Dungeons & Dragons has become less and less squishy with each new edition. 5e has Death Saves, a holding pattern where just 1hp of healing has you back in the fight. Getting back in the fight is more fun for anyone knocked out early, but it can sometimes get a little silly with characters yo-yoing between "OMG I'm gonna DIE!" to "Argh! Taste my cold steel!" back to "OMG I'm bleeding out AGAIN!" to "I'm back!"... you get the idea.

Hit points are, by design, an abstraction of health, vigour and have-all-my-limbs-attached that keep you perfectly capable at 1hp, no matter how many times you've been dropped this battle. This house rule addresses that.

No Mo' Yo-Yo (or 6 strikes you're out)

Summary
If you drop to 0hp…. You get a level of exhaustion when you revive.
In addition, for each failed death save… You get a level of exhaustion when you revive. These are cumulative to any exhaustion you already have and with each other.
Passing a death save means nothing in the context of this house rule.

Full explanation
When your character drops to 0hp, have that player record that they are owed +1 exhaustion level. Then, each time they fail a Death Save (up to two otherwise they're dead) have them add another exhaustion level for each failure recorded. 

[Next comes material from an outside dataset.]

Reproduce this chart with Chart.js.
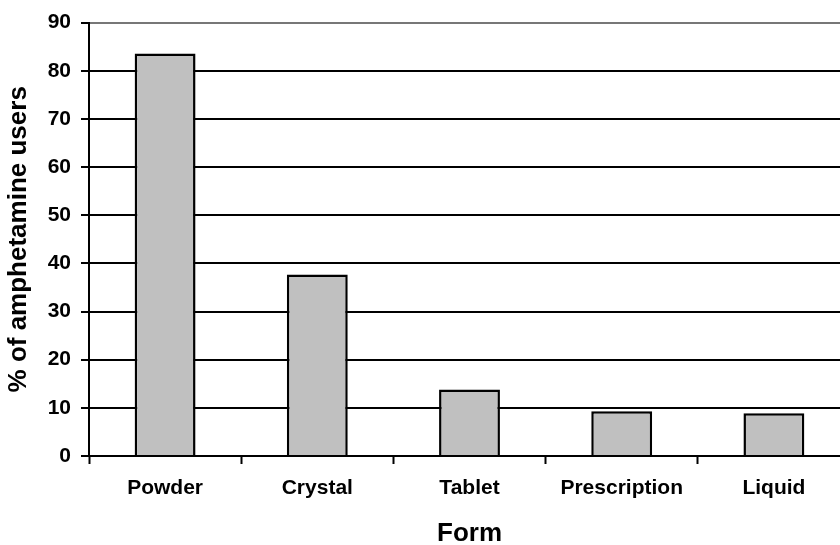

When (or if) they are revived, have the player add the total exhaustion they've accrued (possible maximum of 3 new levels) to their character. These levels of exhaustion are added to any the character already has, which if it totals 6, may kill him outright.

Example:
Rojek the Fighter is in a deadly fracas against a brutish bugbear. The bugbear clobbers him for so much damage that Rojek drops to 0hp (The player quietly notes he is due a level of exhaustion when/if revived).  Over the next two turns he fails one Death Save and the bugbear clobbers him for an instant Death Save failure. Rojek's player adds 2 more levels of exhaustion to the first for dropping to 0hp and makes pleading eyes with the party's cleric, his new best friend. Clarence the Cleric steps in, casts Cure Light Wounds upon him and Rojek is revived, back in the fight with 4hp and 3 levels of exhaustion.  He staggers to his feet, this going to be a rough day. 
The bugbear then hits Rojek again and does enough damage to drop him again to 0hp (The player notes he must add yet another level of exhaustion when/if he's revived again... and as long as the bugbear doesn't hit him or he fails any death saves)... he's going to be on Level 4 exhaustion. 
Rojek's player is in a tough spot... does he want to risk be revived again... although if he stays there and lets the bugbear wail on him.